Multiaxial elastic, yield and failure behaviour of bonded joints using a hot-curing epoxy film adhesive: analytical and experimental investigation

Abstract

ABSTRACT Film adhesives provide an excellent method for joint manufacturing with minimum waste and highly accurate thickness. Here, the multiaxial behaviour in terms of elasticity, yielding and failure of a hot curing epoxy film adhesive was analytically and experimentally investigated. Butt, scarf and thick adherend shear test joints were tested under static conditions. The variation between normal and shear stress among the different joint types allowed the variation of the multiaxiality using the same experimental set-up with a uniaxial testing machine. A consistent set of elastic constants was obtained by carefully calibrated displacement sensors, proper consideration of adherend elasticity and of lateral strain restrictions.
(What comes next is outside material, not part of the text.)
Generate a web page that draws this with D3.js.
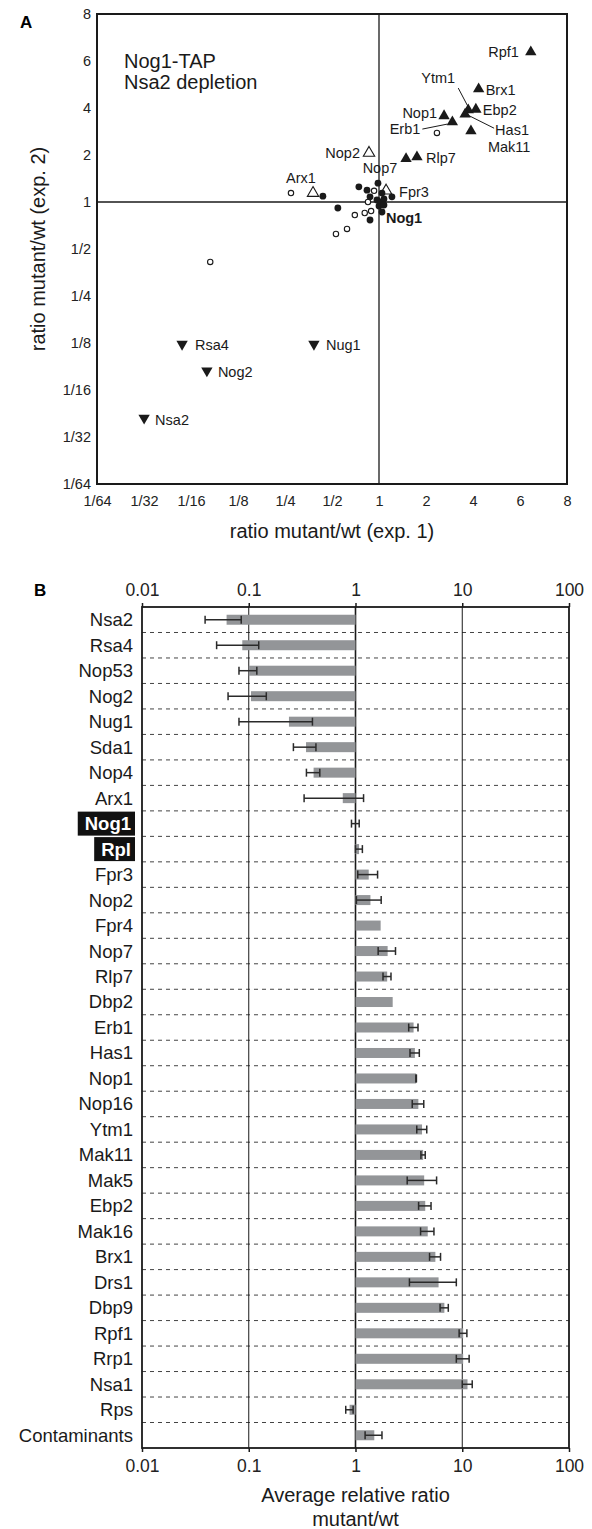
<!DOCTYPE html>
<html>
<head>
<meta charset="utf-8">
<script src="https://cdn.jsdelivr.net/npm/d3@7"></script>
<style>
  body { margin: 0; background: #fff; }
  svg { display: block; font-family: "Liberation Sans", Arial, sans-serif; }
  .axis path.domain { display: none; }
  .axis text { fill: #222; }
</style>
</head>
<body>
<svg id="fig" width="592" height="1529"></svg>
<script>
// ---- Panel A: scatter, exp. 1 vs exp. 2 ----
const knots = [1 / 64, 1 / 32, 1 / 16, 1 / 8, 1 / 4, 1 / 2, 1, 2, 4, 6, 8];
const knotLabels = ["1/64", "1/32", "1/16", "1/8", "1/4", "1/2", "1", "2", "4", "6", "8"];

// kind: up = filled triangle, upOpen = open triangle, down = filled down triangle,
// dot = filled circle, ring = open circle
const ptName = ["Rpf1", "Brx1", "Ytm1", "Ebp2", "Has1", "Mak11", "Nop1", "Erb1", "", "Rlp7",
  "Nop2", "Arx1", "Fpr3",
  "Rsa4", "Nug1", "Nog2", "Nsa2",
  "", "", "", "", "", "", "", "", "", "",
  "", "", "Nop7", "", "", "", "", "Nog1", "", "", "", "", "", "", ""];
const ptExp1 = [6.41, 4.20, 3.73, 4.10, 3.56, 3.88, 2.61, 2.95, 1.49, 1.75,
  0.863, 0.378, 1.11,
  0.0548, 0.383, 0.079, 0.0313,
  2.35, 0.273, 0.93, 0.85, 0.70, 0.81, 0.89, 0.53, 0.624, 0.083,
  0.437, 0.743, 0.985, 0.838, 1.045, 1.21, 0.876, 0.97, 1.03, 1.076, 1.0, 1.076, 0.545, 0.876, 1.045, 0.93];
const ptExp2 = [6.34, 4.71, 3.88, 3.92, 3.65, 2.85, 3.56, 3.25, 1.89, 1.94,
  2.06, 1.14, 1.18,
  0.123, 0.123, 0.083, 0.0414,
  2.77, 1.14, 1.18, 1.0, 0.825, 0.85, 0.875, 0.624, 0.672, 0.413,
  1.09, 1.25, 1.32, 1.19, 1.14, 1.08, 1.08, 1.03, 1.0, 1.045, 0.943, 0.957, 0.915, 0.767, 0.863, 0.432];
const ptKind = ["up", "up", "up", "up", "up", "up", "up", "up", "up", "up",
  "upOpen", "upOpen", "upOpen",
  "down", "down", "down", "down",
  "ring", "ring", "ring", "ring", "ring", "ring", "ring", "ring", "ring", "ring",
  "dot", "dot", "dot", "dot", "dot", "dot", "dot", "dot", "dot", "dot", "dot", "dot", "dot", "dot", "dot", "dot"];

// label placement relative to the marker
const labelPlace = {
  Rpf1: { dx: -12, dy: 0, anchor: "end" },
  Brx1: { dx: 7, dy: 1 },
  Ytm1: { dx: -30, dy: -32, anchor: "middle", leader: [[-10, -22], [0, -3]] },
  Ebp2: { dx: 7, dy: 1 },
  Has1: { dx: 30, dy: 16, leader: [[3, 1], [29, 14]] },
  Mak11: { dx: 17, dy: 16 },
  Nop1: { dx: -7, dy: -3, anchor: "end" },
  Erb1: { dx: -32, dy: 7, anchor: "end", leader: [[-30, 7], [-5, 2]] },
  Rlp7: { dx: 9, dy: 1 },
  Nop2: { dx: -9, dy: 0, anchor: "end" },
  Nop7: { dx: 2, dy: -15, anchor: "middle" },
  Arx1: { dx: -12, dy: -15, anchor: "middle" },
  Fpr3: { dx: 13, dy: 1 },
  Nog1: { dx: 9, dy: 18, bold: true },
  Rsa4: { dx: 13, dy: 1 },
  Nug1: { dx: 12, dy: 1 },
  Nog2: { dx: 11, dy: 1 },
  Nsa2: { dx: 11, dy: 2 }
};

// ---- Panel B: average relative ratio ----
const barNames = ["Nsa2", "Rsa4", "Nop53", "Nog2", "Nug1", "Sda1", "Nop4", "Arx1", "Nog1", "Rpl",
  "Fpr3", "Nop2", "Fpr4", "Nop7", "Rlp7", "Dbp2", "Erb1", "Has1", "Nop1", "Nop16",
  "Ytm1", "Mak11", "Mak5", "Ebp2", "Mak16", "Brx1", "Drs1", "Dbp9", "Rpf1", "Rrp1",
  "Nsa1", "Rps", "Contaminants"];
const barMean = [0.062, 0.087, 0.100, 0.105, 0.238, 0.344, 0.405, 0.76, 1.0, 1.08,
  1.33, 1.38, 1.72, 2.0, 1.98, 2.23, 3.5, 3.6, 3.70, 3.88,
  4.2, 4.3, 4.4, 4.5, 4.75, 5.6, 6.0, 6.8, 10.2, 10.2,
  11.2, 0.88, 1.5];
const barErr = [0.023, 0.037, 0.019, 0.041, 0.157, 0.082, 0.058, 0.43, 0.083, 0.08,
  0.28, 0.36, 0, 0.37, 0.17, 0, 0.35, 0.36, 0.02, 0.48,
  0.45, 0.2, 1.35, 0.6, 0.68, 0.66, 2.8, 0.6, 0.85, 1.4,
  1.2, 0.07, 0.27];
const highlighted = ["Nog1", "Rpl"];
const barTicks = [0.01, 0.1, 1, 10, 100];

const svg = d3.select("#fig");
const ink = "#1a1a1a";

// ================= Panel A =================
const A = { left: 97, right: 567, top: 14, bottom: 484 };
const step = (A.right - A.left) / (knots.length - 1);
const lk = knots.map(Math.log2);
const xs = d3.scaleLinear(lk, knots.map((_, i) => A.left + i * step));
const ys = d3.scaleLinear(lk, knots.map((_, i) => A.bottom - i * step));
const px = (v) => xs(Math.log2(v));
const py = (v) => ys(Math.log2(v));

const gA = svg.append("g");
gA.append("text").attr("x", 20).attr("y", 28).attr("font-size", 17).attr("font-weight", "bold").text("A");

gA.append("g").attr("class", "axis").attr("transform", `translate(0,${A.bottom})`)
  .call(d3.axisBottom(xs).tickValues(lk).tickSize(0).tickPadding(12).tickFormat((d, i) => knotLabels[i]))
  .call((g) => g.selectAll("text").attr("font-size", 14.5).attr("font-family", null));
gA.append("g").attr("class", "axis").attr("transform", `translate(${A.left},0)`)
  .call(d3.axisLeft(ys).tickValues(lk).tickSize(0).tickPadding(6).tickFormat((d, i) => knotLabels[i]))
  .call((g) => g.selectAll("text").attr("font-size", 14.5).attr("font-family", null));

// reference lines at ratio 1
gA.append("line").attr("x1", px(1)).attr("x2", px(1)).attr("y1", A.top).attr("y2", A.bottom)
  .attr("stroke", ink).attr("stroke-width", 1.3);
gA.append("line").attr("x1", A.left).attr("x2", A.right).attr("y1", py(1)).attr("y2", py(1))
  .attr("stroke", ink).attr("stroke-width", 1.3);
gA.append("rect").attr("x", A.left).attr("y", A.top).attr("width", A.right - A.left).attr("height", A.bottom - A.top)
  .attr("fill", "none").attr("stroke", ink).attr("stroke-width", 2);

gA.append("text").attr("x", 124).attr("y", 68).attr("font-size", 20).attr("fill", ink).text("Nog1-TAP");
gA.append("text").attr("x", 124).attr("y", 89).attr("font-size", 20).attr("fill", ink).text("Nsa2 depletion");

gA.append("text").attr("x", (A.left + A.right) / 2).attr("y", 538).attr("text-anchor", "middle")
  .attr("font-size", 20).attr("fill", ink).text("ratio mutant/wt (exp. 1)");
gA.append("text").attr("transform", `translate(45,${(A.top + A.bottom) / 2}) rotate(-90)`)
  .attr("text-anchor", "middle").attr("font-size", 20).attr("fill", ink).text("ratio mutant/wt (exp. 2)");

const pts = ptName.map((n, i) => ({ n, x: ptExp1[i], y: ptExp2[i], k: ptKind[i] }));
const tri = d3.symbol(d3.symbolTriangle, 56)();
const marks = gA.append("g");
for (const p of pts) {
  const cx = px(p.x), cy = py(p.y);
  if (p.k === "dot") {
    marks.append("circle").attr("cx", cx).attr("cy", cy).attr("r", 3.4).attr("fill", ink);
  } else if (p.k === "ring") {
    marks.append("circle").attr("cx", cx).attr("cy", cy).attr("r", 2.7)
      .attr("fill", "#fff").attr("stroke", ink).attr("stroke-width", 1.1);
  } else {
    const open = p.k === "upOpen";
    marks.append("path").attr("d", tri)
      .attr("transform", `translate(${cx},${cy})${p.k === "down" ? " rotate(180)" : ""}`)
      .attr("fill", open ? "#fff" : ink).attr("stroke", open ? ink : "none").attr("stroke-width", 1.1);
  }
}
for (const p of pts) {
  const lp = labelPlace[p.n];
  if (!p.n || !lp) continue;
  const cx = px(p.x), cy = py(p.y);
  if (lp.leader) {
    gA.append("line")
      .attr("x1", cx + lp.leader[0][0]).attr("y1", cy + lp.leader[0][1])
      .attr("x2", cx + lp.leader[1][0]).attr("y2", cy + lp.leader[1][1])
      .attr("stroke", ink).attr("stroke-width", 1);
  }
  gA.append("text").attr("x", cx + lp.dx).attr("y", cy + lp.dy).attr("dy", "0.35em")
    .attr("text-anchor", lp.anchor || "start").attr("font-size", 14.5)
    .attr("font-weight", lp.bold ? "bold" : null).attr("fill", ink).text(p.n);
}

// ================= Panel B =================
const B = { left: 142, right: 569, top: 607, bottom: 1448 };
const xb = d3.scaleLog([0.01, 100], [B.left, B.right]);
const yb = d3.scaleBand(barNames, [B.top, B.bottom]);
const gB = svg.append("g");
gB.append("text").attr("x", 34).attr("y", 596).attr("font-size", 17).attr("font-weight", "bold").text("B");

// dashed row separators
gB.append("g").selectAll("line").data(barNames.slice(1)).join("line")
  .attr("x1", B.left).attr("x2", B.right)
  .attr("y1", (d) => yb(d)).attr("y2", (d) => yb(d))
  .attr("stroke", "#444").attr("stroke-width", 1).attr("stroke-dasharray", "4,4");

// vertical gridlines at the inner decades
gB.append("g").selectAll("line").data([0.1, 1, 10]).join("line")
  .attr("x1", (d) => xb(d)).attr("x2", (d) => xb(d)).attr("y1", B.top).attr("y2", B.bottom)
  .attr("stroke", ink).attr("stroke-width", (d) => (d === 1 ? 1.6 : 1));

const bh = 10;
const rows = barNames.map((n, i) => ({ n, v: barMean[i], e: barErr[i] }));
gB.append("g").selectAll("rect").data(rows).join("rect")
  .attr("x", (d) => Math.min(xb(1), xb(d.v)))
  .attr("width", (d) => Math.abs(xb(d.v) - xb(1)))
  .attr("y", (d) => yb(d.n) + yb.bandwidth() / 2 - bh / 2)
  .attr("height", bh)
  .attr("fill", "#939598");

const eg = gB.append("g").attr("stroke", "#2a2a2a").attr("stroke-width", 1.5);
for (const r of rows.filter((d) => d.e > 0)) {
  const cy = yb(r.n) + yb.bandwidth() / 2;
  const x0 = xb(r.v - r.e), x1 = xb(r.v + r.e);
  eg.append("line").attr("x1", x0).attr("x2", x1).attr("y1", cy).attr("y2", cy);
  for (const xx of [x0, x1]) eg.append("line").attr("x1", xx).attr("x2", xx).attr("y1", cy - 4).attr("y2", cy + 4);
}

gB.append("rect").attr("x", B.left).attr("y", B.top).attr("width", B.right - B.left).attr("height", B.bottom - B.top)
  .attr("fill", "none").attr("stroke", ink).attr("stroke-width", 1.8);

const fmt = (d) => String(d);
gB.append("g").attr("class", "axis").attr("transform", `translate(0,${B.top})`)
  .call(d3.axisTop(xb).tickValues(barTicks).tickFormat(fmt).tickSize(4).tickSizeOuter(0).tickPadding(7))
  .call((g) => g.selectAll("text").attr("font-size", 17.5).attr("font-family", null))
  .call((g) => g.selectAll("line").attr("stroke", ink).attr("stroke-width", 1.5));
gB.append("g").attr("class", "axis").attr("transform", `translate(0,${B.bottom})`)
  .call(d3.axisBottom(xb).tickValues(barTicks).tickFormat(fmt).tickSize(4).tickSizeOuter(0).tickPadding(8))
  .call((g) => g.selectAll("text").attr("font-size", 17.5).attr("font-family", null))
  .call((g) => g.selectAll("line").attr("stroke", ink).attr("stroke-width", 1.5));

// row labels
const lab = gB.append("g");
for (const r of rows) {
  const cy = yb(r.n) + yb.bandwidth() / 2;
  if (highlighted.includes(r.n)) {
    const t = lab.append("text").attr("x", 131).attr("y", cy).attr("dy", "0.35em").attr("text-anchor", "end")
      .attr("font-size", 18.5).attr("font-weight", "bold").attr("fill", "#fff").text(r.n);
    const w = t.node().getComputedTextLength();
    lab.insert("rect", () => t.node()).attr("x", 131 - w - 7).attr("y", cy - 12).attr("width", w + 11).attr("height", 24)
      .attr("fill", "#111");
  } else {
    lab.append("text").attr("x", 133).attr("y", cy).attr("dy", "0.35em").attr("text-anchor", "end")
      .attr("font-size", 18.5).attr("fill", ink).text(r.n);
  }
}

gB.append("text").attr("x", xb(1)).attr("y", 1502).attr("text-anchor", "middle").attr("font-size", 20)
  .attr("fill", ink).text("Average relative ratio");
gB.append("text").attr("x", xb(1)).attr("y", 1526).attr("text-anchor", "middle").attr("font-size", 20)
  .attr("fill", ink).text("mutant/wt");
</script>
</body>
</html>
The presentation of the von Mises equivalent stress and the hydrostatic pressure at the point of yield and failure indicated that hydrostatic stresses have a large influence on the static strength of the film adhesive. Failure and yield conditions were formulated based on linear or exponential forms of Drucker-Prager type models. A strain-based failure hypothesis was formulated using the second invariant of the strain deviator, and the first invariant of the strain tensor. Results showed that high values of volumetric strain are detrimental to the strength of the adhesive joints.